The chairman of Philippine Long Distance Telephone Co (PLDT), the country’s biggest phone company that is a quarter owned by First Pacific of Hong Kong, is calling for a rethink of Manila’s policy of unfettered competition in the telecoms industry.
Manuel Pangilinan, PLDT chairman and First Pacific managing director, urged participants in the annual meeting of the Philippine Economic Society to review the idea that free and open competition was appropriate to small markets where the bulk of customers are poor and investment requirements are high.
His statements come at a time when government regulators are drafting policy guidelines on 3G, voice over internet protocol (voip) and other new telecoms services. The National Telecommunications Commission, the industry watchdog, is now accepting applications for 3G licences. The Philippine mobile phone market, which is 58 per cent controlled by PLDT, has also slowed while competition intensifies and demand has been hit by rising consumer prices. PLDT’s total wireless customers at the end of September did not grow from the 20.8m level at the end of June.

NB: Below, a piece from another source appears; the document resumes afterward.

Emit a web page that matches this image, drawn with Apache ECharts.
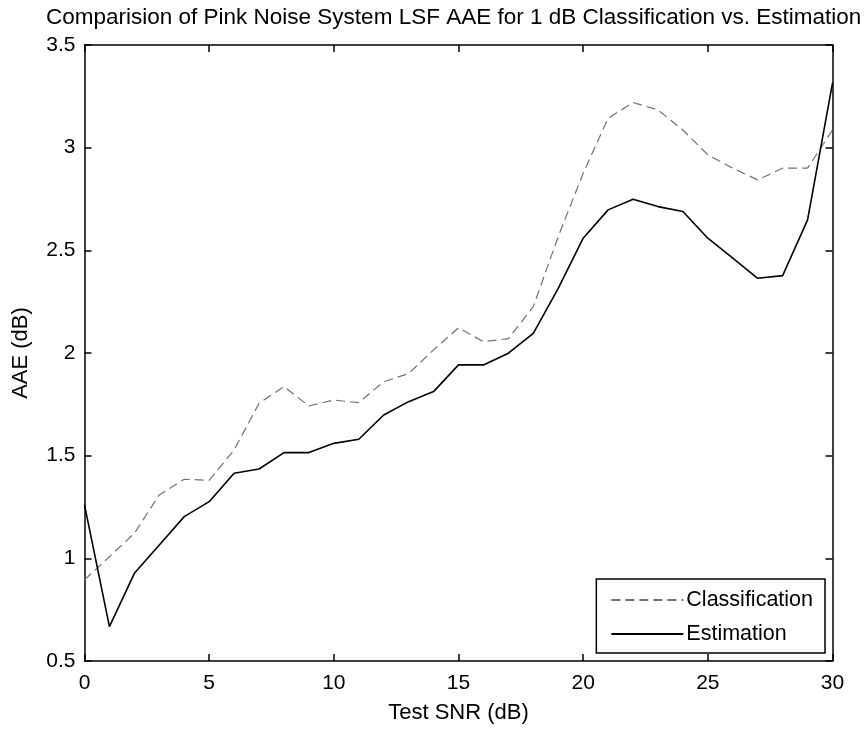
<!DOCTYPE html>
<html><head><meta charset="utf-8">
<script src="https://cdn.jsdelivr.net/npm/echarts@6/dist/echarts.min.js"></script>
<style>html,body{margin:0;padding:0;background:#fff}#c{width:867px;height:729px}</style>
</head><body><div id="c"></div>
<script>
const snr = [0,1,2,3,4,5,6,7,8,9,10,11,12,13,14,15,16,17,18,19,20,21,22,23,24,25,26,27,28,29,30];
const classification = [0.895,1.008,1.122,1.309,1.385,1.38,1.528,1.755,1.836,1.742,1.771,1.758,1.86,1.90,2.015,2.123,2.055,2.07,2.226,2.567,2.875,3.143,3.22,3.184,3.086,2.965,2.90,2.843,2.90,2.90,3.086];
const estimation = [1.26,0.667,0.927,1.065,1.203,1.276,1.414,1.435,1.515,1.515,1.56,1.58,1.698,1.763,1.812,1.942,1.942,1.999,2.096,2.315,2.559,2.697,2.749,2.713,2.689,2.559,2.462,2.364,2.377,2.648,3.314];
const xTicks = [0,5,10,15,20,25,30];
const yTicks = [0.5,1,1.5,2,2.5,3,3.5];
const titleText = 'Comparision of Pink Noise System LSF AAE for 1 dB Classification vs. Estimation';

const FONT = 'Liberation Sans';
const chart = echarts.init(document.getElementById('c'), null, {renderer:'canvas'});
const axisCommon = {
  axisLine:{show:true, onZero:false, lineStyle:{color:'#000', width:1.5}},
  axisTick:{show:true, inside:true, length:7, lineStyle:{color:'#000', width:1.5}},
  splitLine:{show:false}
};
chart.setOption({
  animation:false,
  backgroundColor:'#fff',
  title:{text:titleText, left:41, top:1, textStyle:{fontFamily:FONT, fontSize:22.5, fontWeight:'normal', color:'#000'}},
  grid:{left:84.5, right:34.5, top:45, bottom:68, show:false},
  legend:{
    orient:'vertical', right:42, bottom:76, itemWidth:72, itemHeight:14, itemGap:12,
    borderColor:'#000', borderWidth:1.5, padding:[10,12,8,14],
    itemStyle:{opacity:0},
    textStyle:{fontFamily:FONT, fontSize:21.5, color:'#000', padding:[0,0,0,-2]},
    data:['Classification','Estimation']
  },
  xAxis:[
    Object.assign({type:'value', min:0, max:30, interval:5, position:'bottom',
      name:'Test SNR (dB)', nameLocation:'middle', nameGap:41,
      nameTextStyle:{fontFamily:FONT, fontSize:22, color:'#000'},
      axisLabel:{fontFamily:FONT, fontSize:21, color:'#000', margin:12,
        formatter:v=>xTicks.includes(v)?String(v):''}}, axisCommon),
    Object.assign({type:'value', min:0, max:30, interval:5, position:'top', axisLabel:{show:false}}, axisCommon)
  ],
  yAxis:[
    Object.assign({type:'value', min:0.5, max:3.5, interval:0.5, position:'left',
      name:'AAE (dB)', nameLocation:'middle', nameGap:53, nameRotate:90,
      nameTextStyle:{fontFamily:FONT, fontSize:22, color:'#000'},
      axisLabel:{fontFamily:FONT, fontSize:21, color:'#000', margin:9,
        formatter:v=>yTicks.includes(v)?String(v):''}}, axisCommon),
    Object.assign({type:'value', min:0.5, max:3.5, interval:0.5, position:'right', axisLabel:{show:false}}, axisCommon)
  ],
  series:[
    {name:'Classification', type:'line', symbol:'none', xAxisIndex:0, yAxisIndex:0,
      data:snr.map((x,i)=>[x,classification[i]]),
      lineStyle:{color:'#707070', width:1.2, type:[9,5]}, itemStyle:{color:'#707070'}},
    {name:'Estimation', type:'line', symbol:'none', xAxisIndex:0, yAxisIndex:0,
      data:snr.map((x,i)=>[x,estimation[i]]),
      lineStyle:{color:'#000', width:1.6}, itemStyle:{color:'#000'}}
  ]
});
</script></body></html>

“Given the choice, I’d eschew the elegance of a free market policy,” Mr Pangilinan said. “Instead of free and open competition, an enlightened competition policy may be more appropriate for franchised industries where market size is dependent on mass market spending, where capital requirements are large, extensive and sustaining, and where there isn’t space for too many players if you want them to be profitable.”
As an example of the pitfalls of deregulation he cited Hong Kong, where phone companies suffered a reversal in their fortunes after the government doubled the number of players in 1997 from three to six. The industry has since consolidated, cutting industry participants to only four.
“Can we afford – with our meagre resources – to go through this wasteful cycle of deregulation followed by consolidation?” he asked.
The Philippines liberalised its telecoms industry in the mid-1990s, allowing new companies to provide international exchange and mobile phone services in return for building extensive fixed-line networks throughout the country.
But while greater competition led to the growth of mobile phones – more than a third of the 86m population own wireless units and the Philippines is considered the world’s “texting” capital – only a few of the new industry players were making money.